Another problem: Colleges weren’t able to submit corrections to students’ federal-aid records in bulk during the 2024-25 financial-aid cycle due to problems with the FAFSA system. That important function, known as “batch processing,” enables financial-aid offices to submit hundreds or thousands of corrections to FAFSA records, which must be completed before students can receive their official financial-aid offers. Because batch corrections weren’t available, financial-aid officers had to manually submit corrections this year, which often proved to be a tedious and time-consuming chore.
The department has said that colleges still won’t be able to submit batch corrections when the FAFSA goes live on December 1. It’s not yet clear when institutions will be finally be able to do so. “That’s a bummer,” said Maglione, at NASFAA. “To say that’s disappointing to our members would be an understatement.”
The FAFSA overhaul isn’t just about the form.
On Monday, Kvaal, the undersecretary of education, described several steps the department is taking to improve the FAFSA experience: “We’ve heard from stakeholders that students, families, and their advisers need more information to help them complete the FAFSA.”
In response, the department has released an updated Federal Student Aid Estimator, which gives applicants an estimate of their Student Aid Index and eligibility for federal Pell Grants.
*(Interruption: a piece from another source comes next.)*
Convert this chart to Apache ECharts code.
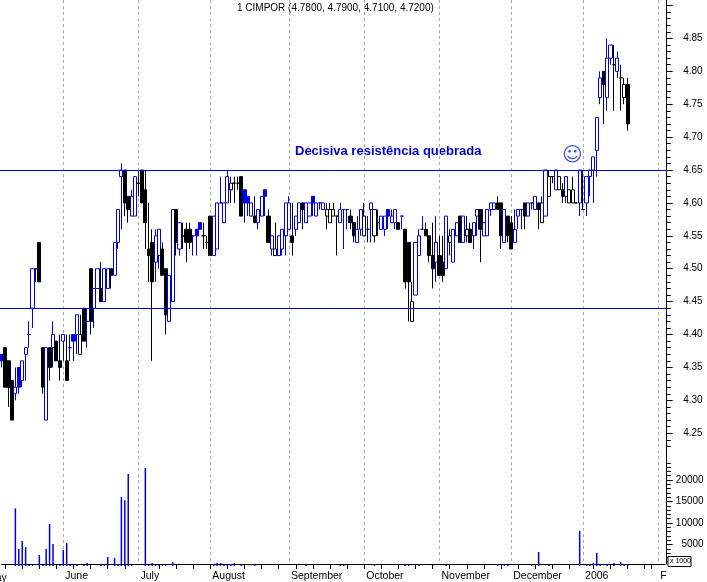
<!DOCTYPE html>
<html>
<head>
<meta charset="utf-8">
<script src="https://cdn.jsdelivr.net/npm/echarts@6/dist/echarts.min.js"></script>
<style>html,body{margin:0;padding:0;background:#fff}#c{width:707px;height:582px}</style>
</head>
<body>
<div id="c"></div>
<script>
const opens = [4.37,4.38,4.36,4.33,4.31,4.35,4.33,4.37,4.40,4.44,4.50,4.54,4.38,4.27,4.38,4.38,4.39,4.36,4.39,4.36,
4.38,4.40,4.40,4.37,4.44,4.42,4.50,4.44,4.47,4.47,4.45,4.47,4.50,4.49,4.54,4.64,4.65,4.61,4.58,4.58,
4.63,4.65,4.62,4.53,4.54,4.51,4.52,4.53,4.50,4.42,4.45,4.59,4.53,4.55,4.56,4.56,4.55,4.56,4.57,4.55,
4.54,4.58,4.52,4.53,4.60,4.57,4.60,4.62,4.63,4.63,4.64,4.62,4.61,4.58,4.58,4.57,4.58,4.62,4.58,4.53,
4.52,4.52,4.53,4.55,4.56,4.55,4.56,4.57,4.60,4.57,4.58,4.61,4.58,4.60,4.59,4.58,4.57,4.58,4.58,4.57,
4.59,4.59,4.58,4.57,4.54,4.56,4.55,4.56,4.59,4.55,4.57,4.56,4.56,4.59,4.57,4.57,4.57,4.58,4.56,4.54,
4.42,4.46,4.52,4.56,4.56,4.55,4.52,4.51,4.52,4.51,4.50,4.54,4.51,4.55,4.58,4.54,4.55,4.56,4.55,4.58,
4.59,4.55,4.55,4.59,4.59,4.60,4.60,4.54,4.58,4.57,4.54,4.58,4.59,4.60,4.58,4.60,4.59,4.60,4.57,4.58,
4.61,4.64,4.62,4.62,4.62,4.61,4.60,4.60,4.60,4.60,4.59,4.60,4.64,4.65,4.68,4.76,4.80,4.76,4.82,4.81,
4.80,4.79,4.76,4.78];
const closes = [4.36,4.32,4.32,4.27,4.32,4.32,4.36,4.38,4.40,4.50,4.50,4.48,4.32,4.38,4.35,4.40,4.36,4.35,4.40,4.33,
4.38,4.39,4.43,4.40,4.39,4.42,4.42,4.47,4.50,4.45,4.50,4.50,4.49,4.54,4.59,4.65,4.60,4.59,4.61,4.64,
4.63,4.60,4.57,4.52,4.48,4.55,4.56,4.49,4.43,4.49,4.59,4.54,4.57,4.55,4.54,4.54,4.55,4.55,4.56,4.55,
4.54,4.52,4.58,4.60,4.60,4.60,4.64,4.63,4.63,4.63,4.58,4.60,4.60,4.60,4.57,4.59,4.61,4.61,4.54,4.55,
4.53,4.55,4.56,4.60,4.60,4.54,4.58,4.60,4.59,4.60,4.60,4.60,4.60,4.60,4.60,4.59,4.59,4.59,4.58,4.59,
4.59,4.59,4.57,4.55,4.56,4.59,4.58,4.56,4.60,4.59,4.57,4.58,4.58,4.58,4.58,4.59,4.56,4.58,4.48,4.48,
4.45,4.54,4.55,4.56,4.55,4.52,4.50,4.54,4.49,4.49,4.58,4.55,4.56,4.57,4.54,4.58,4.56,4.54,4.57,4.59,
4.56,4.57,4.59,4.60,4.60,4.59,4.55,4.59,4.55,4.53,4.56,4.59,4.59,4.58,4.60,4.60,4.61,4.59,4.60,4.65,
4.64,4.64,4.65,4.64,4.61,4.64,4.62,4.62,4.60,4.65,4.59,4.64,4.65,4.67,4.73,4.79,4.78,4.82,4.84,4.81,
4.82,4.79,4.78,4.72];
const lows = [4.35,4.32,4.29,4.27,4.30,4.31,4.32,4.33,4.38,4.41,4.48,4.48,4.31,4.27,4.33,4.35,4.36,4.33,4.36,4.33,
4.36,4.36,4.37,4.37,4.39,4.38,4.40,4.41,4.47,4.45,4.45,4.47,4.47,4.49,4.53,4.56,4.58,4.57,4.58,4.58,
4.61,4.60,4.53,4.48,4.36,4.48,4.50,4.49,4.40,4.42,4.45,4.52,4.52,4.53,4.51,4.53,4.52,4.52,4.56,4.53,
4.53,4.52,4.52,4.53,4.60,4.57,4.60,4.60,4.60,4.62,4.58,4.57,4.58,4.58,4.57,4.56,4.58,4.58,4.54,4.52,
4.52,4.52,4.52,4.52,4.56,4.52,4.55,4.57,4.56,4.57,4.58,4.58,4.58,4.59,4.59,4.56,4.57,4.58,4.52,4.57,
4.53,4.56,4.56,4.54,4.54,4.55,4.55,4.54,4.54,4.54,4.55,4.56,4.55,4.56,4.57,4.56,4.56,4.56,4.47,4.42,
4.42,4.46,4.52,4.56,4.55,4.51,4.47,4.48,4.49,4.48,4.50,4.52,4.51,4.55,4.54,4.54,4.54,4.54,4.53,4.55,
4.51,4.55,4.55,4.58,4.59,4.59,4.53,4.54,4.54,4.53,4.54,4.56,4.56,4.56,4.58,4.59,4.59,4.56,4.57,4.58,
4.61,4.63,4.62,4.62,4.60,4.60,4.60,4.60,4.60,4.58,4.59,4.58,4.61,4.60,4.64,4.75,4.72,4.74,4.81,4.74,
4.79,4.74,4.75,4.71];
const highs = [4.37,4.38,4.36,4.33,4.35,4.35,4.36,4.38,4.42,4.50,4.50,4.54,4.38,4.38,4.38,4.42,4.39,4.40,4.40,4.40,
4.40,4.40,4.43,4.43,4.44,4.44,4.50,4.47,4.50,4.51,4.50,4.50,4.50,4.54,4.59,4.66,4.65,4.61,4.62,4.64,
4.65,4.65,4.65,4.60,4.56,4.56,4.56,4.54,4.50,4.49,4.59,4.59,4.57,4.57,4.57,4.57,4.55,4.56,4.57,4.57,
4.55,4.58,4.58,4.60,4.64,4.60,4.65,4.64,4.64,4.64,4.64,4.62,4.61,4.60,4.61,4.59,4.61,4.62,4.59,4.55,
4.57,4.55,4.56,4.60,4.61,4.60,4.58,4.60,4.60,4.60,4.60,4.61,4.60,4.60,4.60,4.60,4.60,4.60,4.58,4.60,
4.59,4.59,4.59,4.57,4.58,4.59,4.60,4.58,4.60,4.59,4.59,4.58,4.58,4.59,4.59,4.59,4.57,4.58,4.56,4.54,
4.48,4.54,4.56,4.58,4.57,4.55,4.57,4.58,4.55,4.55,4.58,4.56,4.56,4.57,4.58,4.58,4.58,4.57,4.57,4.59,
4.59,4.57,4.59,4.60,4.60,4.61,4.60,4.59,4.58,4.58,4.59,4.59,4.59,4.60,4.60,4.60,4.61,4.60,4.61,4.65,
4.65,4.64,4.65,4.64,4.63,4.64,4.62,4.64,4.60,4.65,4.65,4.64,4.65,4.67,4.73,4.80,4.80,4.85,4.84,4.84,
4.83,4.81,4.79,4.79];
const closedUpOnPrior = [1,0,0,0,1,1,1,1,1,1,1,0,0,1,0,1,0,0,1,0,
1,1,1,0,0,1,0,1,1,0,1,1,0,1,1,1,0,0,1,1,
0,0,0,0,0,1,1,0,0,1,1,0,1,0,0,0,1,1,1,0,
0,0,1,1,1,1,1,0,0,0,0,1,1,1,0,1,1,1,0,1,
0,1,1,1,1,0,1,1,0,1,1,1,1,1,1,0,0,0,0,1,
1,1,0,0,1,1,0,1,1,0,0,1,1,1,1,1,0,1,0,0,
0,1,1,1,0,0,0,1,0,0,1,0,1,1,0,1,0,0,1,1,
0,1,1,1,1,0,0,1,0,0,1,1,1,0,1,1,1,0,0,1,
0,0,1,0,0,1,0,0,0,1,0,1,1,1,1,1,0,1,1,0,
1,0,0,0];
const volumeDays = [4,5,6,7,8,9,11,12,13,14,15,17,18,19,20,21,22,24,25,29,30,31,33,34,35,36,37,38,42,43,44,45,46,47,48,50,
62,63,64,65,66,67,68,70,74,89,99,100,109,118,119,122,126,130,145,147,148,155,157,160,169,171,172,173,174,175,177,179,181,182,183];
const volumeValues = [13400,3950,5800,4400,230,230,2550,230,3950,9760,5100,230,3700,5350,230,230,230,230,700,230,230,2100,1860,230,16000,15300,21400,230,22800,230,700,230,230,230,230,930,
230,700,700,230,460,460,700,230,460,230,230,230,230,460,230,230,230,230,460,230,230,460,3250,230,8140,230,230,700,3000,460,460,700,930,230,230];
const trendLevels = [4.651,4.438];
const priceTickLabels = [4.25,4.30,4.35,4.40,4.45,4.50,4.55,4.60,4.65,4.70,4.75,4.80,4.85,4.90];
const volumeTickLabels = [5000,10000,15000,20000];
const monthStarts = [18,40,61,84,106,128,149,170,192];
const monthLabels = ['June','July','August','September','October','November','December','2006','F'];
const weekTicks = [1,6,11,16,21,26,31,36,46,51,56,61,66,71,76,81,86,91,96,101,106,111,116,121,126,131,136,141,146,151,156,161,166,173,178,183,188,190];
const titleText = '1 CIMPOR (4.7800, 4.7900, 4.7100, 4.7200)';
const noteText = 'Decisiva resistência quebrada';

const BLUE = '#0000e6', BLACK = '#000', LINE = '#0000cc', FONT = '"Liberation Sans", Arial, sans-serif';
const slots = 195;
const days = Array.from({length: slots}, (_, i) => i);
const priceMinor = []; for (let k = 423; k <= 490; k++) priceMinor.push(k / 100);
const volumeMinor = []; for (let k = 1000; k <= 24000; k += 1000) volumeMinor.push(k);
const volumeData = days.map(() => 0);
volumeDays.forEach((d, i) => { volumeData[d] = volumeValues[i]; });

const candleData = opens.map((o, i) => {
  const col = closedUpOnPrior[i] ? BLUE : BLACK;
  // a falling body (close below open) is filled, everything else is hollow
  const fill = closes[i] < o ? col : '#fff';
  return {
    value: [o, closes[i], lows[i], highs[i]],
    itemStyle: {color: fill, color0: fill, borderColor: col, borderColor0: col, borderColorDoji: col, borderWidth: 1}
  };
});

const chart = echarts.init(document.getElementById('c'), null, {renderer: 'canvas'});
const gridLeft = 1.7, gridWidth = 194 * 3.42, priceMin = 4.23, priceMax = 4.9084;
const hiddenX = (g) => ({type: 'category', gridIndex: g, data: days, boundaryGap: false, show: false});
const isMonth = (i) => monthStarts.includes(i);
chart.setOption({
  animation: false,
  backgroundColor: '#fff',
  textStyle: {fontFamily: FONT},
  grid: [
    {left: gridLeft, top: 0, width: gridWidth, height: 446.4},
    {left: gridLeft, top: 460, width: gridWidth, height: 106},
    {left: gridLeft, top: 0, width: gridWidth, height: 566},
    {left: 0, top: 0, width: 666.7, height: 446.4}
  ],
  xAxis: [
    hiddenX(0),
    hiddenX(1),
    {
      type: 'category', gridIndex: 2, data: days, boundaryGap: false, z: 1,
      axisLine: {show: true, lineStyle: {color: BLACK, width: 1}},
      axisTick: {show: true, length: 5, lineStyle: {color: BLACK}, interval: (i) => weekTicks.includes(i)},
      axisLabel: {
        show: true, interval: (i) => isMonth(i), align: 'left', margin: 7, padding: [0, 0, 0, 2],
        color: BLACK, fontSize: 10.5, fontFamily: FONT,
        formatter: (v) => monthLabels[monthStarts.indexOf(+v)] || ''
      },
      splitLine: {show: true, interval: (i) => isMonth(i), lineStyle: {color: '#aaa', type: [3, 3], width: 1}}
    },
    {
      type: 'category', gridIndex: 2, data: days, boundaryGap: false, z: 1,
      axisLine: {show: false},
      axisTick: {show: true, length: 16, lineStyle: {color: BLACK}, interval: (i) => isMonth(i)},
      axisLabel: {show: false},
      splitLine: {show: false}
    },
    {type: 'category', gridIndex: 3, data: ['start', 'end'], boundaryGap: false, show: false}
  ],
  yAxis: [
    {
      type: 'value', gridIndex: 0, position: 'right', offset: 1.5, min: priceMin, max: priceMax,
      axisLine: {show: false}, splitLine: {show: false},
      axisTick: {show: true, length: 6, lineStyle: {color: BLACK}, customValues: priceTickLabels},
      axisLabel: {
        show: true, customValues: priceTickLabels.filter(v => v < 4.9), align: 'right', margin: 36, padding: [3, 0, 0, 0],
        color: BLACK, fontSize: 10, fontFamily: FONT, formatter: (v) => (+v).toFixed(2)
      }
    },
    {
      type: 'value', gridIndex: 0, position: 'right', offset: 1.5, min: priceMin, max: priceMax,
      axisLine: {show: false}, splitLine: {show: false}, axisLabel: {show: false},
      axisTick: {show: true, length: 4, lineStyle: {color: BLACK}, customValues: priceMinor}
    },
    {
      type: 'value', gridIndex: 1, position: 'right', offset: 1.5, min: 0, max: 24650,
      axisLine: {show: false}, splitLine: {show: false},
      axisTick: {show: true, length: 6, lineStyle: {color: BLACK}, customValues: volumeTickLabels},
      axisLabel: {
        show: true, customValues: volumeTickLabels, align: 'right', margin: 37, padding: [2, 0, 0, 0],
        color: BLACK, fontSize: 10, fontFamily: FONT, formatter: (v) => String(v)
      }
    },
    {
      type: 'value', gridIndex: 1, position: 'right', offset: 1.5, min: 0, max: 24650,
      axisLine: {show: false}, splitLine: {show: false}, axisLabel: {show: false},
      axisTick: {show: true, length: 4, lineStyle: {color: BLACK}, customValues: volumeMinor}
    },
    {
      type: 'value', gridIndex: 2, position: 'right', offset: 1.5, min: 0, max: 1,
      axisLine: {show: true, lineStyle: {color: BLACK, width: 1}},
      axisTick: {show: false}, axisLabel: {show: false}, splitLine: {show: false}
    },
    {type: 'value', gridIndex: 3, min: priceMin, max: priceMax, show: false}
  ],
  series: [
    {type: 'candlestick', xAxisIndex: 0, yAxisIndex: 0, barWidth: 3.6, data: candleData, clip: false},
    {type: 'bar', xAxisIndex: 1, yAxisIndex: 2, data: volumeData, barWidth: 1.5, itemStyle: {color: BLUE}},
    {
      type: 'line', xAxisIndex: 4, yAxisIndex: 5, data: [], z: 3,
      markLine: {
        silent: true, symbol: 'none', animation: false, label: {show: false},
        lineStyle: {color: LINE, type: 'solid', width: 1},
        data: trendLevels.map(v => ({yAxis: v}))
      }
    }
  ],
  graphic: [
    {type: 'text', left: 237, top: 3, style: {text: titleText, fill: BLACK, font: '10px ' + FONT}},
    {type: 'text', left: 295, top: 145, style: {text: noteText, fill: LINE, font: 'bold 13px ' + FONT}},
    {type: 'text', left: 562, top: 146, style: {text: '\u263A', fill: '#3f55e8', font: '20px "DejaVu Sans"'}},
    {type: 'text', left: -13, top: 573, style: {text: 'May', fill: BLACK, font: '10.5px ' + FONT}},
    {type: 'rect', shape: {x: 668, y: 556.5, width: 23, height: 10}, style: {fill: '#fff', stroke: BLACK, lineWidth: 1}, z: 10},
    {type: 'text', left: 670, top: 557.5, z: 11, style: {text: 'x 1000', fill: BLACK, font: '7px ' + FONT}}
  ]
});
</script>
</body>
</html>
It will also provide a stand-alone “parent wizard,” a tool that helps applicants determine which family members must complete the form.
Kvaal added that the agency has been “overhauling” FSA, in part by appointing several new senior leaders who will be overseeing key initiatives. And he described FSA’s recent efforts to ensure greater accountability among vendors that work on the form.
“Students and families expect and deserve better support from FSA,” he said, “and unless FSA has the leadership resources and strong management practices it needs, even the best policy ideas will remain only promises on paper.”